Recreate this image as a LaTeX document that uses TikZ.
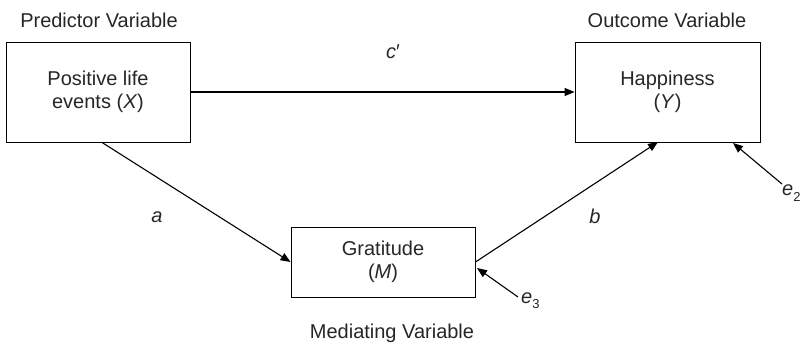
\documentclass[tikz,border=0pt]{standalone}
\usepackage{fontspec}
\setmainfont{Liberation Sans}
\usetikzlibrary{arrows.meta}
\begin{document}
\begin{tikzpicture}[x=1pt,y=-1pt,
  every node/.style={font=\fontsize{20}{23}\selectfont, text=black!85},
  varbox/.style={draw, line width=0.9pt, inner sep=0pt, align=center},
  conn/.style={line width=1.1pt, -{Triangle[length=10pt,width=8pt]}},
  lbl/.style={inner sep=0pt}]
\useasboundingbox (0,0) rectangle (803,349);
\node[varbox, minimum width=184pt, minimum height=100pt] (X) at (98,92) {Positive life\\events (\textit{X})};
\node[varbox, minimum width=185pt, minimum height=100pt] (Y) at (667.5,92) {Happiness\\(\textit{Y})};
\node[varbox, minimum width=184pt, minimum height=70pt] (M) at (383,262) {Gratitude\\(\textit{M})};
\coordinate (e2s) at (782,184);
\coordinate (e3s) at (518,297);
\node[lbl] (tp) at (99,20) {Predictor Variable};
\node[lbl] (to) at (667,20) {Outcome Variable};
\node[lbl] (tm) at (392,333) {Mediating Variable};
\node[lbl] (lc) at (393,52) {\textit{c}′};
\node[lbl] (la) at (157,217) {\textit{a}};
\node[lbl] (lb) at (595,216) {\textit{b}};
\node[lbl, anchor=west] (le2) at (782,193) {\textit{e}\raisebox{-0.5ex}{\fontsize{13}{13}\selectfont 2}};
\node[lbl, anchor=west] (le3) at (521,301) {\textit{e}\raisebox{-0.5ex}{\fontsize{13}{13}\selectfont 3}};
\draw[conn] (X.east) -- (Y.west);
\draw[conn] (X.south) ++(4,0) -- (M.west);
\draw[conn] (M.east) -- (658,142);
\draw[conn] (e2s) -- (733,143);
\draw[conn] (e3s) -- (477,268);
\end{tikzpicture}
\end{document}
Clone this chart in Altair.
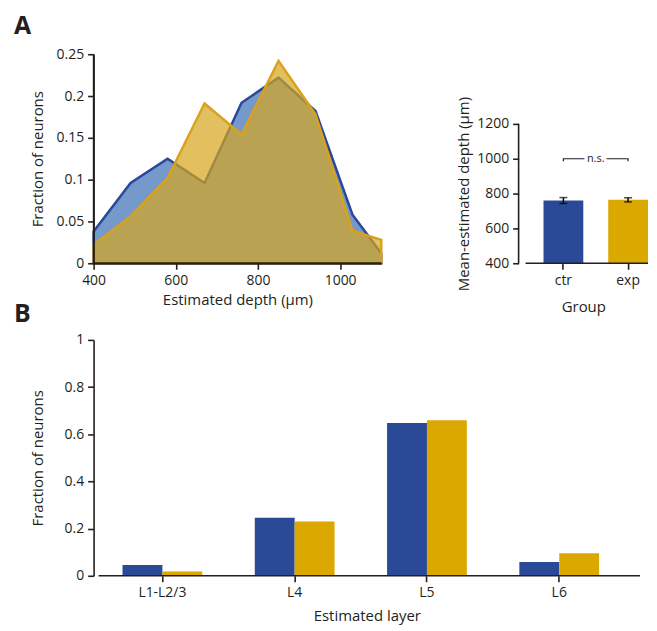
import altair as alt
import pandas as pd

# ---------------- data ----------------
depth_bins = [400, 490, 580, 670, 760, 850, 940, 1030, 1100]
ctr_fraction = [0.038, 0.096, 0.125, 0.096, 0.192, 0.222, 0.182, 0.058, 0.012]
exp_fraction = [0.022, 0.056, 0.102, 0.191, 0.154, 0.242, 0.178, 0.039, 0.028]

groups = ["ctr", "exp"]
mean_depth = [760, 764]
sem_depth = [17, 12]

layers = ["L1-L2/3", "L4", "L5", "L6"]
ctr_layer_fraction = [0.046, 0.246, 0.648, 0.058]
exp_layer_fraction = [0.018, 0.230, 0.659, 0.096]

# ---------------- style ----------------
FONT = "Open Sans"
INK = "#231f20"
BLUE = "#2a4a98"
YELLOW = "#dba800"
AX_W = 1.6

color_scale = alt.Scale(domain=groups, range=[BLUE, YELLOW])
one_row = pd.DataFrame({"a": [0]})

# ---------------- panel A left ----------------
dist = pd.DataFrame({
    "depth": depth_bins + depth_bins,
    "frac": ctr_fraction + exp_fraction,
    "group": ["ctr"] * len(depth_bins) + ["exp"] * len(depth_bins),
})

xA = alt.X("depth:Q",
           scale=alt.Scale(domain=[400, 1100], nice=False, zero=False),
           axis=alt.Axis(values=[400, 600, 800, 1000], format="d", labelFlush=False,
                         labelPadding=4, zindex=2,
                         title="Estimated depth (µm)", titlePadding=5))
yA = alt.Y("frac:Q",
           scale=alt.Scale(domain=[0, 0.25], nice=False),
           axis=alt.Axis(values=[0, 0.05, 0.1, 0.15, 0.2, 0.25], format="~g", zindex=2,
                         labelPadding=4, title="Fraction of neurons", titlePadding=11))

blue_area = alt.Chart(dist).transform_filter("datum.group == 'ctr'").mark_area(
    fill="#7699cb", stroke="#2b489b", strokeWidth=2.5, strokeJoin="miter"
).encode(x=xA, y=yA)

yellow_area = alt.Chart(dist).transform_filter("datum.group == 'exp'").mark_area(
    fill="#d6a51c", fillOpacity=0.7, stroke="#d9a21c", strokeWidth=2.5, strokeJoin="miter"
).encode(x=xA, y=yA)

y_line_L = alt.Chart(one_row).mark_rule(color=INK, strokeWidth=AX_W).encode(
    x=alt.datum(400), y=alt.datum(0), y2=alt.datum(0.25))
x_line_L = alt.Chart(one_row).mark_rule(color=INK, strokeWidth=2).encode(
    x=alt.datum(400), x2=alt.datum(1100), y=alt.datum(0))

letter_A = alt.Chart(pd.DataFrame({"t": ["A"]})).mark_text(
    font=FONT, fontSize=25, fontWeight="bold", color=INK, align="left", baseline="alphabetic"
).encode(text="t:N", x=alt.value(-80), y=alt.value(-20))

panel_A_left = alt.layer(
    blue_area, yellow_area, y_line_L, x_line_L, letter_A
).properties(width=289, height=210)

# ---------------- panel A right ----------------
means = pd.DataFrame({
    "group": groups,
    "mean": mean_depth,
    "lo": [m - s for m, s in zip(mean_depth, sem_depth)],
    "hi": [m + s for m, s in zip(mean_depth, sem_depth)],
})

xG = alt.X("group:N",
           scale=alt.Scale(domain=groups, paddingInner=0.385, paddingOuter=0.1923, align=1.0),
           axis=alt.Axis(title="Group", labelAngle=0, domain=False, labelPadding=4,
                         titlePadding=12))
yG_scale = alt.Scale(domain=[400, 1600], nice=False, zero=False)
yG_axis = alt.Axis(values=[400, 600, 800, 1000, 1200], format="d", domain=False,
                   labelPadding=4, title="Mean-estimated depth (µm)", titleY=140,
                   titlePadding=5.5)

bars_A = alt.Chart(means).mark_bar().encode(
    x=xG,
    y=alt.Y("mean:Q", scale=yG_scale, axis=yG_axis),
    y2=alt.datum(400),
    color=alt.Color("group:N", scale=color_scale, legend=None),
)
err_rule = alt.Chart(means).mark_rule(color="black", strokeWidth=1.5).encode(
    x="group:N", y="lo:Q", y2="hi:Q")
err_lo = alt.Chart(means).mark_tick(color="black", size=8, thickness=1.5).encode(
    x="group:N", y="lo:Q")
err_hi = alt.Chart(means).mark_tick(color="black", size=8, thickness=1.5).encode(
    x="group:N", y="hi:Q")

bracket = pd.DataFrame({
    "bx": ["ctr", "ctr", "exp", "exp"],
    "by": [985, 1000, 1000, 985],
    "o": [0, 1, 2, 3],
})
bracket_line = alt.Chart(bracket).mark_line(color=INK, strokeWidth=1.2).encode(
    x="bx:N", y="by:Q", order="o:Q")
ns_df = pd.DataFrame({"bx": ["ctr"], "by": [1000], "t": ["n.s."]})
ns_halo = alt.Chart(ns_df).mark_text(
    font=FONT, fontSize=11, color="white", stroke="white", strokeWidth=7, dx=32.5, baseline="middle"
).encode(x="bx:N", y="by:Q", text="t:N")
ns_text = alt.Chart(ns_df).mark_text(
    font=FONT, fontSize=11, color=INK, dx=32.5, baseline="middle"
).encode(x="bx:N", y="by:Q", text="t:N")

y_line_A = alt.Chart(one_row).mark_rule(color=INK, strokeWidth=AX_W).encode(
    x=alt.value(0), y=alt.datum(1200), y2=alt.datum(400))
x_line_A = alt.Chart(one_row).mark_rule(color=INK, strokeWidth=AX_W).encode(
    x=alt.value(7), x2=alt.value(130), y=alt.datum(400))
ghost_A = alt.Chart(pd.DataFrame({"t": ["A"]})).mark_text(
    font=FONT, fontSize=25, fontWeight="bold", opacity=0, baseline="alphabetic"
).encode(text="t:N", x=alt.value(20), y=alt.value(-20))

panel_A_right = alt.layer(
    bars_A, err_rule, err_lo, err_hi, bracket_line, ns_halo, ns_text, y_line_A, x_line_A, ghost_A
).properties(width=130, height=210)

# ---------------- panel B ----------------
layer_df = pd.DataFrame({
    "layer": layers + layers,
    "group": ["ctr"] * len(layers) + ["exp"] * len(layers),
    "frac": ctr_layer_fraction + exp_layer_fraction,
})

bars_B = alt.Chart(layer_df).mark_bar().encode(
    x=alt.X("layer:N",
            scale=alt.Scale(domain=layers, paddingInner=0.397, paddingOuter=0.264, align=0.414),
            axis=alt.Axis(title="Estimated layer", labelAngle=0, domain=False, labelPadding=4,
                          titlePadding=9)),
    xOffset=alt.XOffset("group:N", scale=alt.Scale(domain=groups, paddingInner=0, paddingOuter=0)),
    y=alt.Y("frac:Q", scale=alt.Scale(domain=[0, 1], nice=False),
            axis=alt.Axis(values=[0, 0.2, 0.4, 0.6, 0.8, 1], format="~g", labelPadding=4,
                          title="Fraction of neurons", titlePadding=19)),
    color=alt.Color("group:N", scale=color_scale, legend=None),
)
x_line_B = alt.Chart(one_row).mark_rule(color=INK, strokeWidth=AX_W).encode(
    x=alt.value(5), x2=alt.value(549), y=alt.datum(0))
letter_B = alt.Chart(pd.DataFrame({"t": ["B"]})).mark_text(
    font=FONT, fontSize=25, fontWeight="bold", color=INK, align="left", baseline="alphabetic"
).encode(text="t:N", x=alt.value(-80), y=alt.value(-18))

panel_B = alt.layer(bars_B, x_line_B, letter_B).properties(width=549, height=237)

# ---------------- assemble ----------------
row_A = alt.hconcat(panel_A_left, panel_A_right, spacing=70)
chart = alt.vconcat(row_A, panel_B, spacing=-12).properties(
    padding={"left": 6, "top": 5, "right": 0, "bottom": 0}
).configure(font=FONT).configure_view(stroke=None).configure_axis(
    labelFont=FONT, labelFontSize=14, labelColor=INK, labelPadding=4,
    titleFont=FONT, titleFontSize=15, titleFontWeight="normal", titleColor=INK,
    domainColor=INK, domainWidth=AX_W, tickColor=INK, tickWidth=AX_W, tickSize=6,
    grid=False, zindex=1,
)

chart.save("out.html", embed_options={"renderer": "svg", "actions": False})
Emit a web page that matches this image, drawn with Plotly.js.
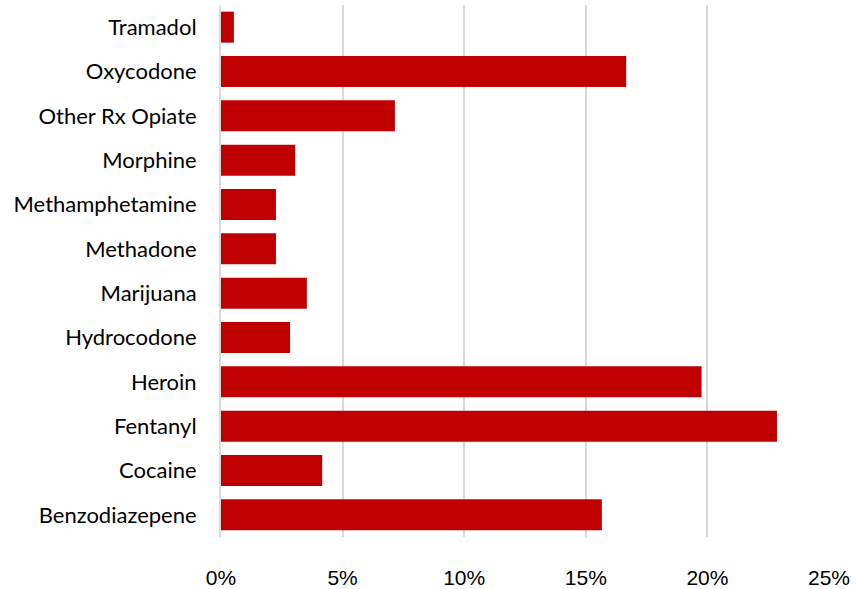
▬▬▬▬▬▬▬▬▬▬
## Given instruction
Which lines hold the word "that"? Copy all of them.

## The response
Recreate this image as a LaTeX document that uses TikZ.
Emit a web page that matches this image, drawn with Plotly.js.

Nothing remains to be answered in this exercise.